The work, split into two main parts, aims to encourage readers to question “truths” and reexamine both the past and the present. The first half of the book deals with historical accounts and misrepresentations, racist stereotypes, atrocities suffered by Native Americans at the hands of “civilizers,” and the true intent of past and present government treaties and legislation. The second half of the book examines what Native Americans want and how to move forward.
Throughout the book, King prompts readers to examine the past and the present not through the inaccuracies and ignorance of settler eyes, but through the truths endured by indigenous people themselves. King argues that the dynamics that have plagued white-indigenous relations since first contact are very much in operation today, asserting that both the U.S. and Canada still operate under policies and attitudes that separate Native Americans from their culture and seek to profit off of the destruction of their land. Furthermore, King argues that the historical tension between whites and Native Americans is perpetuated by a distorted understanding of history that has always been based far more on myth than on actual events. King begins with forgotten or misrepresented massacres towards Native Americans throughout history, in which the atrocities committed by white settlers were either erased from mainstream historical narratives or twisted (and even outright fabricated) in order to vilify innocent Native Americans and portray whites as victims. He continues with an examination of treaties, relocations, removals, reeducation, and other atrocities and abuses that Native Americans suffered at the hands of white settlers and officials before moving to the present.

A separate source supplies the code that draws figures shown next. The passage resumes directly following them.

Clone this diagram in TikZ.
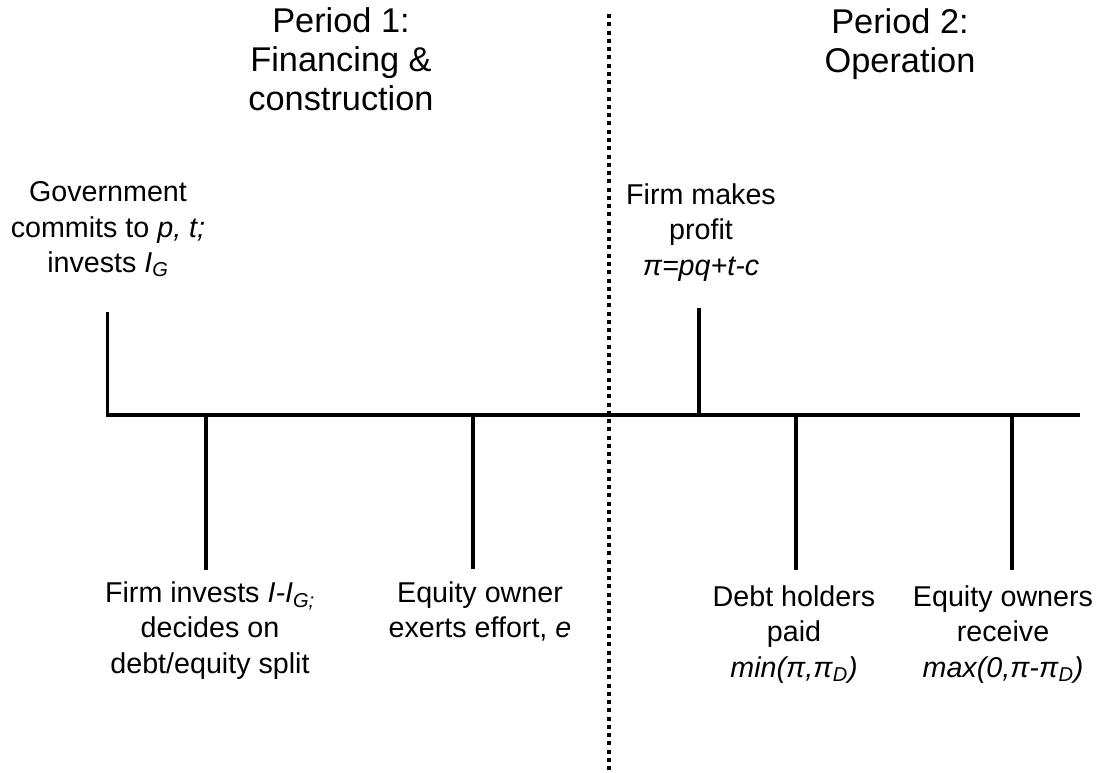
\documentclass[tikz,border=0pt]{standalone}
\usepackage{fontspec}
\setmainfont{Liberation Sans}
\begin{document}
\begin{tikzpicture}[x=0.75pt,y=-0.75pt,
  timeline/.style={line width=3pt},
  tick/.style={line width=2.4pt},
  divider/.style={line width=3pt, dash pattern=on 3pt off 3.2pt},
  heading/.style={inner sep=0pt, anchor=north, align=center, font=\fontsize{25.75}{29.5}\selectfont},
  event/.style={inner sep=0pt, anchor=north, align=center, font=\fontsize{21.5}{26.5}\selectfont}]
\useasboundingbox (0,0) rectangle (1097,773);
% divider
\coordinate (dtop) at (609,14);
\coordinate (dbot) at (609,773);
\draw[divider] (dtop) -- (dbot);
% timeline
\coordinate (L) at (106,415);
\coordinate (R) at (1080,415);
\draw[timeline] (L) -- (R);
% tick coordinates
\coordinate (gov0) at (107.5,415);   \coordinate (gov1) at (107.5,312);
\coordinate (inv0) at (206,415);     \coordinate (inv1) at (206,570);
\coordinate (eff0) at (473,415);     \coordinate (eff1) at (473,569);
\coordinate (pro0) at (699,415);     \coordinate (pro1) at (699,308);
\coordinate (debt0) at (796,415);    \coordinate (debt1) at (796,570);
\coordinate (eq0) at (1012,415);     \coordinate (eq1) at (1012,570);
\draw[tick] (gov0) -- (gov1);
\draw[tick] (inv0) -- (inv1);
\draw[tick] (eff0) -- (eff1);
\draw[tick] (pro0) -- (pro1);
\draw[tick] (debt0) -- (debt1);
\draw[tick] (eq0) -- (eq1);
% headings
\node[heading] (h1) at (341,7) {Period 1:\\Financing \&\\construction};
\node[heading] (h2) at (900,8) {Period 2:\\Operation};
% events
\node[event] (gov) at (108,181.5) {Government\\commits to \textit{p, t;}\\invests \textit{I}\textsubscript{\textit{G}}};
\node[event] (pro) at (701,183.5) {Firm makes\\profit\\\textit{π=pq+t-c}};
\node[event] (inv) at (210,581.5) {Firm invests \textit{I-I}\textsubscript{\textit{G;}}\\decides on\\debt/equity split};
\node[event] (eff) at (480,581.5) {Equity owner\\exerts effort, \textit{e}};
\node[event] (debt) at (794,585.5) {Debt holders\\paid\\\textit{min(π,π}\textsubscript{\textit{D}}\textit{)}};
\node[event] (eq) at (1003,585.5) {Equity owners\\receive\\\textit{max(0,π-π}\textsubscript{\textit{D}}\textit{)}};
\end{tikzpicture}
\end{document}
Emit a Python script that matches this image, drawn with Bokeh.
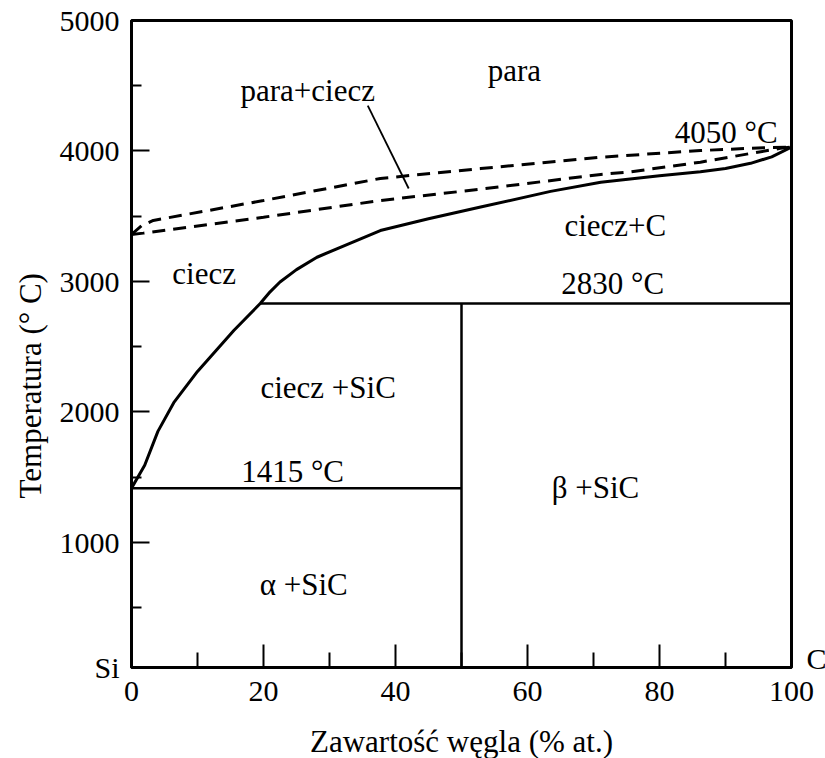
import math
from bokeh.plotting import figure
from bokeh.models import Range1d, FixedTicker, ColumnDataSource, LinearAxis, Title
from bokeh.core.properties import value
from bokeh.embed import file_html
from bokeh.resources import INLINE

FONT = "Liberation Serif"

# ---- data ----
# liquidus (solid curve), % at. C vs temperature
liq_x = [0, 2, 4, 6.4, 10, 15.5, 19.5, 21, 22.5, 25, 28.1, 33, 37.7, 45, 52.9, 63.5, 71.1, 80, 86.2, 90, 93.8, 97, 100]
liq_y = [1415, 1590, 1850, 2070, 2310, 2624, 2830, 2920, 2995, 3090, 3185, 3290, 3390, 3480, 3570, 3690, 3760, 3810, 3840, 3865, 3905, 3955, 4030]

# upper dashed boundary (para / para+ciecz)
up_x = [0, 1.5, 3.3, 20, 37.7, 52.9, 71.1, 86.2, 96, 100]
up_y = [3360, 3425, 3467, 3620, 3789, 3865, 3952, 4003, 4025, 4030]

# lower dashed boundary (para+ciecz / ciecz)
lo_x = [0, 1.8, 20, 37.7, 52.9, 71.1, 75.6, 86.2, 98.3, 100]
lo_y = [3360, 3370, 3492, 3620, 3707, 3820, 3840, 3914, 4020, 4030]

# isotherms and SiC line
eut_x = [19.5, 100]
eut_y = [2830, 2830]
mono_x = [0, 50]
mono_y = [1415, 1415]
sic_x = [50, 50]
sic_y = [0, 2830]

# leader line for "para+ciecz"
lead_x = [35.8, 42]
lead_y = [4348, 3712]

# region labels
reg_text = ["para", "para+ciecz", "4050 °C", "ciecz+C", "2830 °C", "ciecz",
            "ciecz +SiC", "1415 °C", "β +SiC", "α +SiC"]
reg_x = [58.0, 26.7, 90.1, 73.3, 72.9, 11.0, 29.8, 24.4, 70.3, 26.1]
reg_y = [4615, 4462, 4140, 3427, 2982, 3059, 2185, 1540, 1418, 675]

x_ticks = [0, 20, 40, 60, 80, 100]
x_minor = [10, 30, 50, 70, 90]
y_ticks = [40, 1000, 2000, 3000, 4000, 5000]
y_minor = [500, 1500, 2500, 3500, 4500]
y_overrides = {40: "Si"}
c_tick = [109]
c_overrides = {109: "C"}

x_title = "Zawartość węgla (% at.)"
y_title = "Temperatura (° C)"

# ---- figure ----
p = figure(frame_width=660, frame_height=647,
           x_range=Range1d(0, 100), y_range=Range1d(40, 5000),
           output_backend="svg", toolbar_location=None,
           min_border_left=131, min_border_right=34,
           min_border_top=20, min_border_bottom=91)
p.background_fill_color = "white"
p.border_fill_color = "white"
p.outline_line_color = "black"
p.outline_line_width = 3
p.xgrid.visible = False
p.ygrid.visible = False

for ax in (p.xaxis[0], p.yaxis[0]):
    ax.axis_line_width = 3
    ax.axis_line_color = "black"
    ax.major_tick_out = 0
    ax.minor_tick_out = 0
    ax.major_tick_line_width = 2
    ax.minor_tick_line_width = 2
    ax.major_tick_line_color = "black"
    ax.minor_tick_line_color = "black"
    ax.major_label_text_font = FONT
    ax.major_label_text_font_size = "30px"
    ax.major_label_text_color = "black"

p.xaxis.ticker = FixedTicker(ticks=x_ticks, minor_ticks=x_minor)
p.yaxis.ticker = FixedTicker(ticks=y_ticks, minor_ticks=y_minor)
p.yaxis.major_label_overrides = y_overrides
p.xaxis.major_tick_in = 23
p.xaxis.minor_tick_in = 15
p.yaxis.major_tick_in = 18
p.yaxis.minor_tick_in = 10
p.xaxis.major_label_standoff = 14
p.yaxis.major_label_standoff = 12

p.xaxis.axis_label = x_title
p.xaxis.axis_label_text_font = FONT
p.xaxis.axis_label_text_font_size = "31px"
p.xaxis.axis_label_text_font_style = "normal"
p.xaxis.axis_label_text_color = "black"
p.xaxis.axis_label_standoff = 20

# right axis carrying only the "C" end label
rax = LinearAxis(ticker=FixedTicker(ticks=c_tick, minor_ticks=[]),
                 major_label_overrides=c_overrides,
                 axis_line_color=None, major_tick_in=0, major_tick_out=0,
                 minor_tick_in=0, minor_tick_out=0,
                 major_label_text_font=FONT, major_label_text_font_size="30px",
                 major_label_text_color="black", major_label_standoff=15)
p.add_layout(rax, "right")

# y title as a side title, placed along the axis
p.add_layout(Title(text=y_title, align="left", offset=169,
                   text_font=FONT, text_font_size="31px", text_font_style="normal",
                   text_color="black", standoff=18), "left")

# ---- lines ----
p.line(liq_x, liq_y, line_color="black", line_width=3, line_join="round")
p.line(up_x, up_y, line_color="black", line_width=3, line_dash="13 8")
p.line(lo_x, lo_y, line_color="black", line_width=3, line_dash="13 8")
p.line(eut_x, eut_y, line_color="black", line_width=2.5)
p.line(mono_x, mono_y, line_color="black", line_width=2.5)
p.line(sic_x, sic_y, line_color="black", line_width=2.5)
p.line(lead_x, lead_y, line_color="black", line_width=1.8)

src = ColumnDataSource(dict(x=reg_x, y=reg_y, t=reg_text))
p.text(x="x", y="y", text="t", source=src, text_font=value(FONT),
       text_font_size="31px", text_align="center", text_baseline="alphabetic",
       text_color="black")

open("out.html", "w").write(file_html(p, INLINE))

King concludes with a discussion of contemporary times, reflecting on the legacy of centuries of oppression and injustice. Despite the long history North America and Native Americans have shared, King asserts, America and Canada no longer see Native Americans. Rather, what they see are “war bonnets, beaded shirts, fringed deerskin dresses, loincloths, headbands, feathered lances, tomahawks, moccasins, face paint, and bone chokers.” In all of these sensationalized images, one can find a commonality — a failure to recognize Native humanity. Furthermore, King examines how federal policy has almost always failed to demonstrate consideration for Native Americans. This is largely true today — federal Native American policy, in both Canada and the U.S., is still driven by profit and is oftentimes laced with racism. From legislation that makes it increasingly harder to qualify as Native American to a reluctance to prosecute crimes committed against Native Americans, and from an overarching concern with cutting the cost of Native Affairs to the environmental destruction of Native American lands, U.S. and Canadian policy continues to oppress Native Americans. What Native Americans want going forward, King asserts, is simply a future. If Native Americans will ever be able to have a future of their own making, he concludes, such a future will depend on sovereignty.
King admits that he much prefers meaningful personal narratives to conveniently and crisply delineated chronology. Rather than call his book a history of Native people in North America, he calls it an account, citing Ezra Pound who once stated, “It may be convenient to lay [history] out anesthetized on the table with dates pasted on here and there, but what we know we know by ripples and spirals eddying out from us and from our own time.” As such, the book lacks footnotes and sophisticated historical scholarship; instead, it contains historical narratives that are laced with stories and rich personal insights that draw from King’s own experience as a Native American. While this helps to give those interested in Native American history rich insights and a more circular and personal understanding of this complicated history, the book is best read as a supplement to one’s studies and should not be substituted for in-depth scholarship.
Non-indigenous readers would find this book especially useful. While a difficult read, King forces readers to challenge their misconceptions, ignorance, and dismissiveness towards Native Americans. Readers will come away from this work with an understanding of history not through the misguided eyes of the oppressor, but through the painful truths endured by indigenous people themselves.